Quote every line of the data below as it stands, omitting pictures.

:: Dataset excerpts ::

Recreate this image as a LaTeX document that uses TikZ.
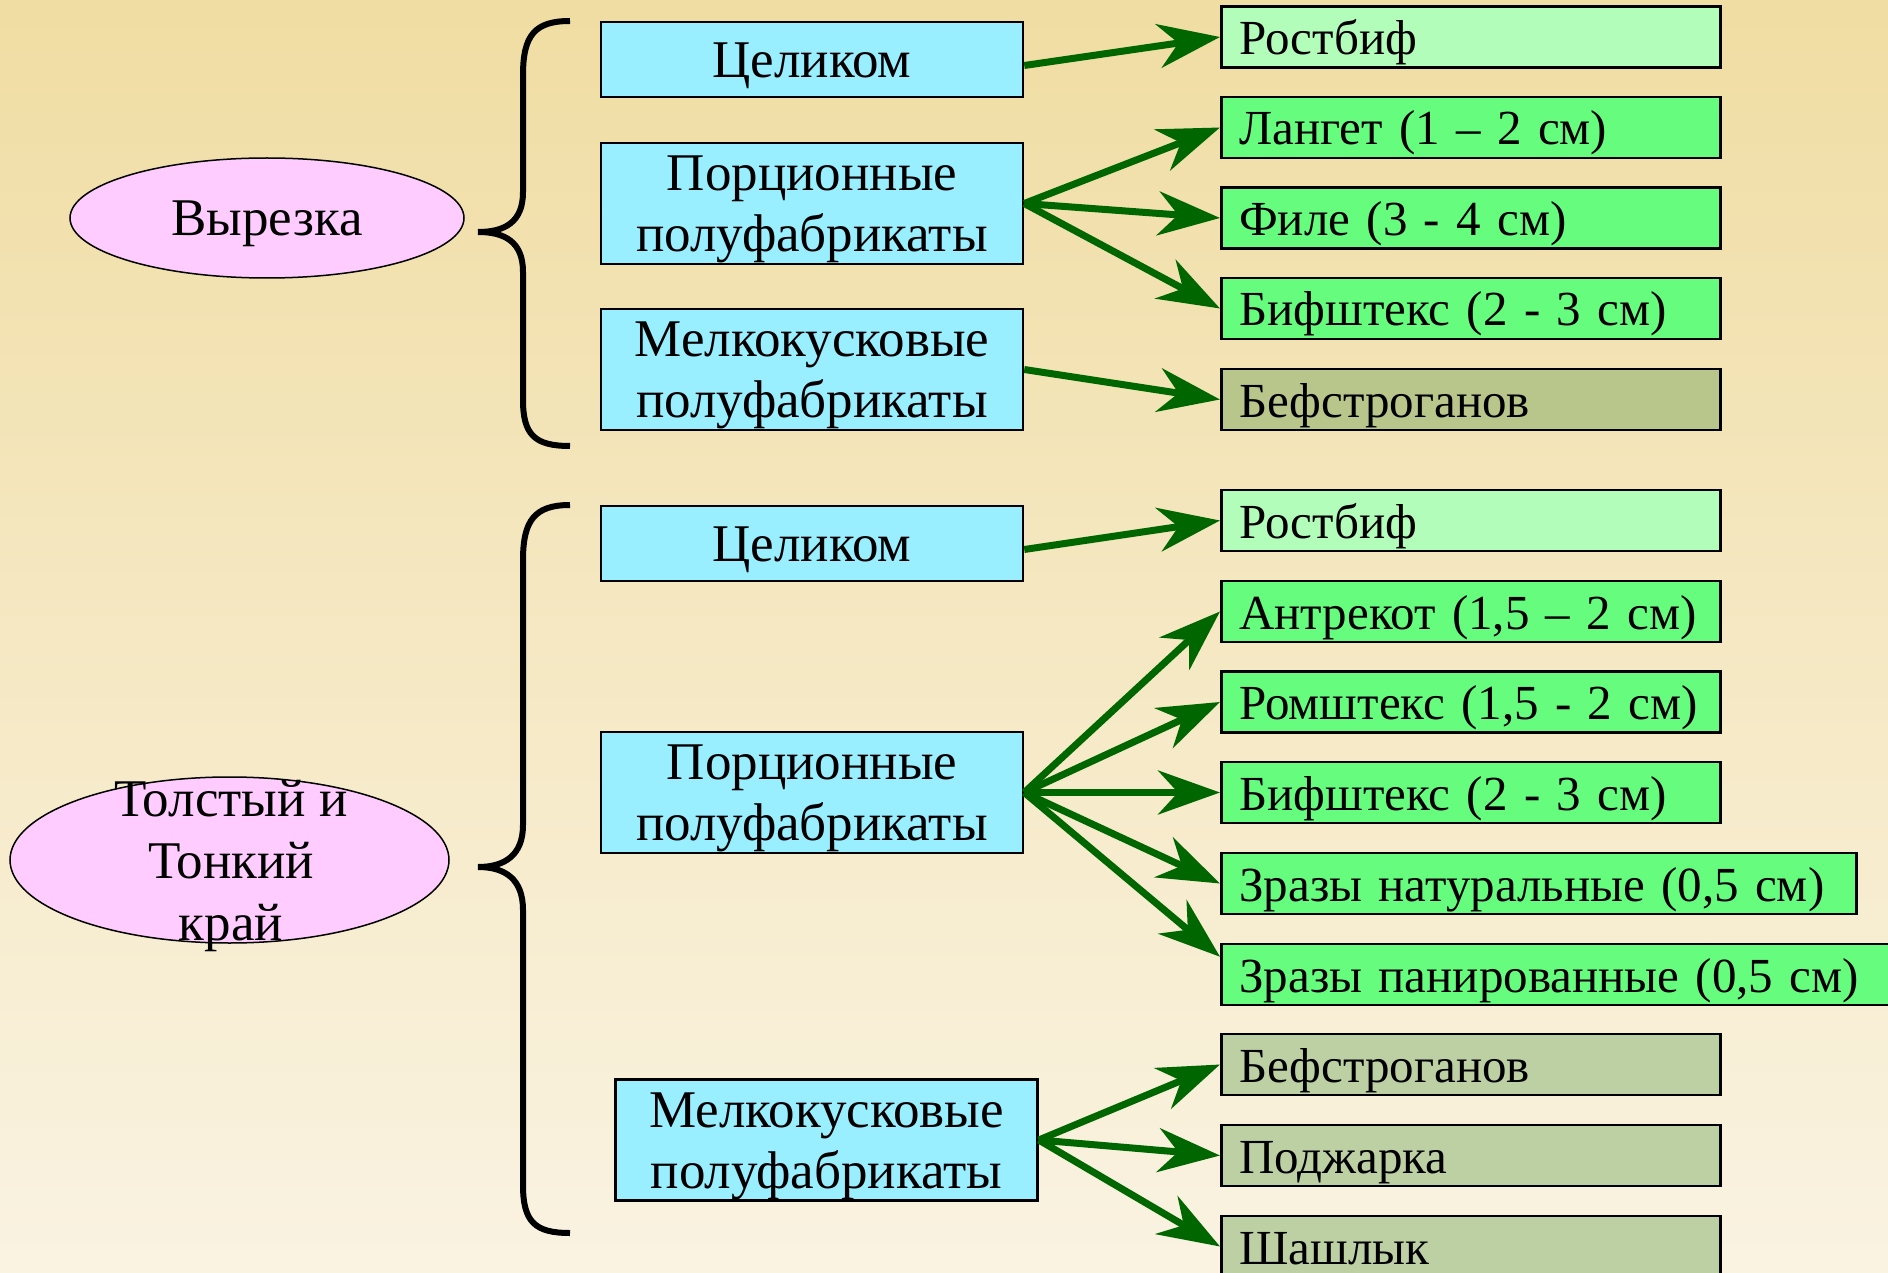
\documentclass[tikz,border=0pt]{standalone}
\usepackage{fontspec}
\setmainfont{Liberation Serif}
\usetikzlibrary{shapes.geometric,arrows.meta,calc}
\definecolor{bgtop}{HTML}{F0DDA3}
\definecolor{bgbot}{HTML}{FAF3E2}
\definecolor{cyanbox}{HTML}{99EEFF}
\definecolor{pinkell}{HTML}{FFCCFF}
\definecolor{rostc}{HTML}{B3FDBB}
\definecolor{greenc}{HTML}{66FC7E}
\definecolor{befa}{HTML}{B8C68C}
\definecolor{befb}{HTML}{BDD0A3}
\definecolor{arrc}{HTML}{006600}
\begin{document}
\begin{tikzpicture}[x=1pt,y=-1pt,
  lbox/.style={draw=black, line width=2.5pt, fill=cyanbox, minimum width=422pt, inner sep=0pt, align=center, font=\fontsize{53}{61}\selectfont, text depth=0pt},
  lone/.style={lbox, minimum height=75pt, text height=36pt},
  ltwo/.style={lbox, minimum height=121pt, text height=96pt},
  rbox/.style={draw=black, line width=2.5pt, anchor=west, minimum height=61pt, inner xsep=18pt, inner ysep=0pt, text width=463pt, align=left, font=\fontsize{49}{58}\selectfont, text height=35pt, text depth=0pt},
  ell/.style={ellipse, draw=black, line width=1.5pt, fill=pinkell, inner sep=0pt},
  arr/.style={draw=arrc, line width=7pt, -{Stealth[length=62pt,width=44pt,inset=20pt]}},
  bracepath/.style={draw=black, line width=6pt}]
\useasboundingbox (0,0) rectangle (1888,1273);
\shade[top color=bgtop,bottom color=bgbot] (0,0) rectangle (1888,1273);

% left ellipses
\node[ell, minimum width=394pt, minimum height=120pt, font=\fontsize{53}{61}\selectfont, text height=35pt, text depth=0pt] (e1) at (267,218) {Вырезка};
\node[ell, minimum width=439pt, minimum height=166pt] (e2) at (229.5,860) {};
\node[align=center, inner sep=0pt, font=\fontsize{53}{62}\selectfont, text height=159pt, text depth=0pt] (t2) at (231,861) {Толстый и\\Тонкий\\край};

% braces
\draw[bracepath] (570,21) .. controls (535,21) and (523,35) .. (523,75) -- (523,192)
  .. controls (523,222) and (505,232) .. (478,232)
  .. controls (505,232) and (523,242) .. (523,272) -- (523,400)
  .. controls (523,435) and (535,446) .. (570,446);
\draw[bracepath] (570,505) .. controls (535,505) and (523,520) .. (523,560) -- (523,825)
  .. controls (523,855) and (505,867) .. (478,867)
  .. controls (505,867) and (523,879) .. (523,910) -- (523,1185)
  .. controls (523,1222) and (535,1233) .. (570,1233);

% middle boxes
\node[lone] (c1) at (812,59.5) {Целиком};
\node[ltwo] (p1) at (812,203.5) {Порционные\\полуфабрикаты};
\node[ltwo] (m1) at (812,369.5) {Мелкокусковые\\полуфабрикаты};
\node[lone] (c2) at (812,543.5) {Целиком};
\node[ltwo] (p2) at (812,792.5) {Порционные\\полуфабрикаты};
\node[ltwo] (m2) at (826.5,1140) {Мелкокусковые\\полуфабрикаты};

% right boxes
\node[rbox, fill=rostc] (r1) at (1220,37) {\mbox{Ростбиф}};
\node[rbox, fill=greenc] (l1) at (1220,127.5) {\mbox{Лангет (1 – 2 см)}};
\node[rbox, fill=greenc] (f1) at (1220,218) {\mbox{Филе (3 - 4 см)}};
\node[rbox, fill=greenc] (b1) at (1220,308.5) {\mbox{Бифштекс (2 - 3 см)}};
\node[rbox, fill=befa] (s1) at (1220,399.5) {\mbox{Бефстроганов}};
\node[rbox, fill=rostc] (r2) at (1220,520.5) {\mbox{Ростбиф}};
\node[rbox, fill=greenc] (a2) at (1220,611.5) {\mbox{Антрекот (1,5 – 2 см)}};
\node[rbox, fill=greenc] (rm2) at (1220,702) {\mbox{Ромштекс (1,5 - 2 см)}};
\node[rbox, fill=greenc] (b2) at (1220,792.5) {\mbox{Бифштекс (2 - 3 см)}};
\node[rbox, fill=greenc, text width=599pt] (zn2) at (1220,883.5) {\mbox{Зразы натуральные (0,5 см)}};
\node[rbox, fill=greenc, text width=700pt] (zp2) at (1220,974.5) {\mbox{Зразы панированные (0,5 см)}};
\node[rbox, fill=befb] (s2) at (1220,1064.5) {\mbox{Бефстроганов}};
\node[rbox, fill=befb] (pj2) at (1220,1155.5) {\mbox{Поджарка}};
\node[rbox, fill=befb] (sh2) at (1220,1246.5) {\mbox{Шашлык}};

% arrows
\draw[arr] ($(c1.east)+(0,6)$) -- (r1.west);
\draw[arr] (p1.east) -- (l1.west);
\draw[arr] (p1.east) -- (f1.west);
\draw[arr] (p1.east) -- (b1.west);
\draw[arr] (m1.east) -- (s1.west);
\draw[arr] ($(c2.east)+(0,6)$) -- (r2.west);
\draw[arr] (p2.east) -- (a2.west);
\draw[arr] (p2.east) -- (rm2.west);
\draw[arr] (p2.east) -- (b2.west);
\draw[arr] (p2.east) -- (zn2.west);
\draw[arr] (p2.east) -- ($(zp2.north west)+(0,14)$);
\draw[arr] (m2.east) -- (s2.west);
\draw[arr] (m2.east) -- (pj2.west);
\draw[arr] (m2.east) -- (sh2.west);
\end{tikzpicture}
\end{document}
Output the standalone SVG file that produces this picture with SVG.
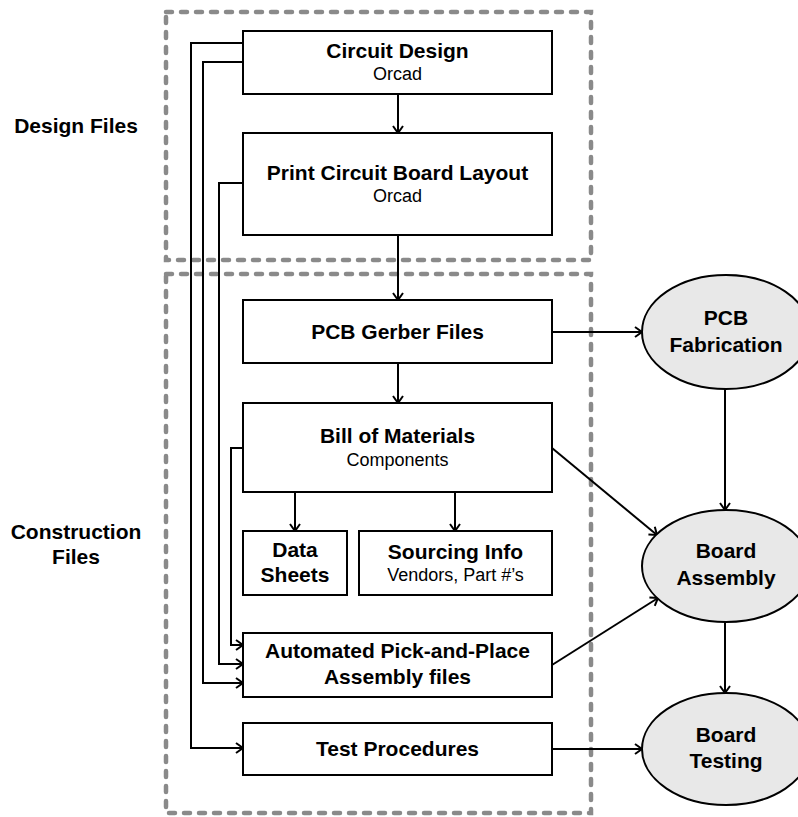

:::

■ Correct output
Recreate this image as a LaTeX document that uses TikZ.
\documentclass[tikz,border=0pt]{standalone}
\usepackage{fontspec}
\setmainfont{Liberation Serif}
\usetikzlibrary{shapes.geometric,arrows.meta,calc}
\definecolor{bgtop}{HTML}{F0DDA3}
\definecolor{bgbot}{HTML}{FAF3E2}
\definecolor{cyanbox}{HTML}{99EEFF}
\definecolor{pinkell}{HTML}{FFCCFF}
\definecolor{rostc}{HTML}{B3FDBB}
\definecolor{greenc}{HTML}{66FC7E}
\definecolor{befa}{HTML}{B8C68C}
\definecolor{befb}{HTML}{BDD0A3}
\definecolor{arrc}{HTML}{006600}
\begin{document}
\begin{tikzpicture}[x=1pt,y=-1pt,
  lbox/.style={draw=black, line width=2.5pt, fill=cyanbox, minimum width=422pt, inner sep=0pt, align=center, font=\fontsize{53}{61}\selectfont, text depth=0pt},
  lone/.style={lbox, minimum height=75pt, text height=36pt},
  ltwo/.style={lbox, minimum height=121pt, text height=96pt},
  rbox/.style={draw=black, line width=2.5pt, anchor=west, minimum height=61pt, inner xsep=18pt, inner ysep=0pt, text width=463pt, align=left, font=\fontsize{49}{58}\selectfont, text height=35pt, text depth=0pt},
  ell/.style={ellipse, draw=black, line width=1.5pt, fill=pinkell, inner sep=0pt},
  arr/.style={draw=arrc, line width=7pt, -{Stealth[length=62pt,width=44pt,inset=20pt]}},
  bracepath/.style={draw=black, line width=6pt}]
\useasboundingbox (0,0) rectangle (1888,1273);
\shade[top color=bgtop,bottom color=bgbot] (0,0) rectangle (1888,1273);

% left ellipses
\node[ell, minimum width=394pt, minimum height=120pt, font=\fontsize{53}{61}\selectfont, text height=35pt, text depth=0pt] (e1) at (267,218) {Вырезка};
\node[ell, minimum width=439pt, minimum height=166pt] (e2) at (229.5,860) {};
\node[align=center, inner sep=0pt, font=\fontsize{53}{62}\selectfont, text height=159pt, text depth=0pt] (t2) at (231,861) {Толстый и\\Тонкий\\край};

% braces
\draw[bracepath] (570,21) .. controls (535,21) and (523,35) .. (523,75) -- (523,192)
  .. controls (523,222) and (505,232) .. (478,232)
  .. controls (505,232) and (523,242) .. (523,272) -- (523,400)
  .. controls (523,435) and (535,446) .. (570,446);
\draw[bracepath] (570,505) .. controls (535,505) and (523,520) .. (523,560) -- (523,825)
  .. controls (523,855) and (505,867) .. (478,867)
  .. controls (505,867) and (523,879) .. (523,910) -- (523,1185)
  .. controls (523,1222) and (535,1233) .. (570,1233);

% middle boxes
\node[lone] (c1) at (812,59.5) {Целиком};
\node[ltwo] (p1) at (812,203.5) {Порционные\\полуфабрикаты};
\node[ltwo] (m1) at (812,369.5) {Мелкокусковые\\полуфабрикаты};
\node[lone] (c2) at (812,543.5) {Целиком};
\node[ltwo] (p2) at (812,792.5) {Порционные\\полуфабрикаты};
\node[ltwo] (m2) at (826.5,1140) {Мелкокусковые\\полуфабрикаты};

% right boxes
\node[rbox, fill=rostc] (r1) at (1220,37) {\mbox{Ростбиф}};
\node[rbox, fill=greenc] (l1) at (1220,127.5) {\mbox{Лангет (1 – 2 см)}};
\node[rbox, fill=greenc] (f1) at (1220,218) {\mbox{Филе (3 - 4 см)}};
\node[rbox, fill=greenc] (b1) at (1220,308.5) {\mbox{Бифштекс (2 - 3 см)}};
\node[rbox, fill=befa] (s1) at (1220,399.5) {\mbox{Бефстроганов}};
\node[rbox, fill=rostc] (r2) at (1220,520.5) {\mbox{Ростбиф}};
\node[rbox, fill=greenc] (a2) at (1220,611.5) {\mbox{Антрекот (1,5 – 2 см)}};
\node[rbox, fill=greenc] (rm2) at (1220,702) {\mbox{Ромштекс (1,5 - 2 см)}};
\node[rbox, fill=greenc] (b2) at (1220,792.5) {\mbox{Бифштекс (2 - 3 см)}};
\node[rbox, fill=greenc, text width=599pt] (zn2) at (1220,883.5) {\mbox{Зразы натуральные (0,5 см)}};
\node[rbox, fill=greenc, text width=700pt] (zp2) at (1220,974.5) {\mbox{Зразы панированные (0,5 см)}};
\node[rbox, fill=befb] (s2) at (1220,1064.5) {\mbox{Бефстроганов}};
\node[rbox, fill=befb] (pj2) at (1220,1155.5) {\mbox{Поджарка}};
\node[rbox, fill=befb] (sh2) at (1220,1246.5) {\mbox{Шашлык}};

% arrows
\draw[arr] ($(c1.east)+(0,6)$) -- (r1.west);
\draw[arr] (p1.east) -- (l1.west);
\draw[arr] (p1.east) -- (f1.west);
\draw[arr] (p1.east) -- (b1.west);
\draw[arr] (m1.east) -- (s1.west);
\draw[arr] ($(c2.east)+(0,6)$) -- (r2.west);
\draw[arr] (p2.east) -- (a2.west);
\draw[arr] (p2.east) -- (rm2.west);
\draw[arr] (p2.east) -- (b2.west);
\draw[arr] (p2.east) -- (zn2.west);
\draw[arr] (p2.east) -- ($(zp2.north west)+(0,14)$);
\draw[arr] (m2.east) -- (s2.west);
\draw[arr] (m2.east) -- (pj2.west);
\draw[arr] (m2.east) -- (sh2.west);
\end{tikzpicture}
\end{document}
Output the standalone SVG file that produces this picture with SVG.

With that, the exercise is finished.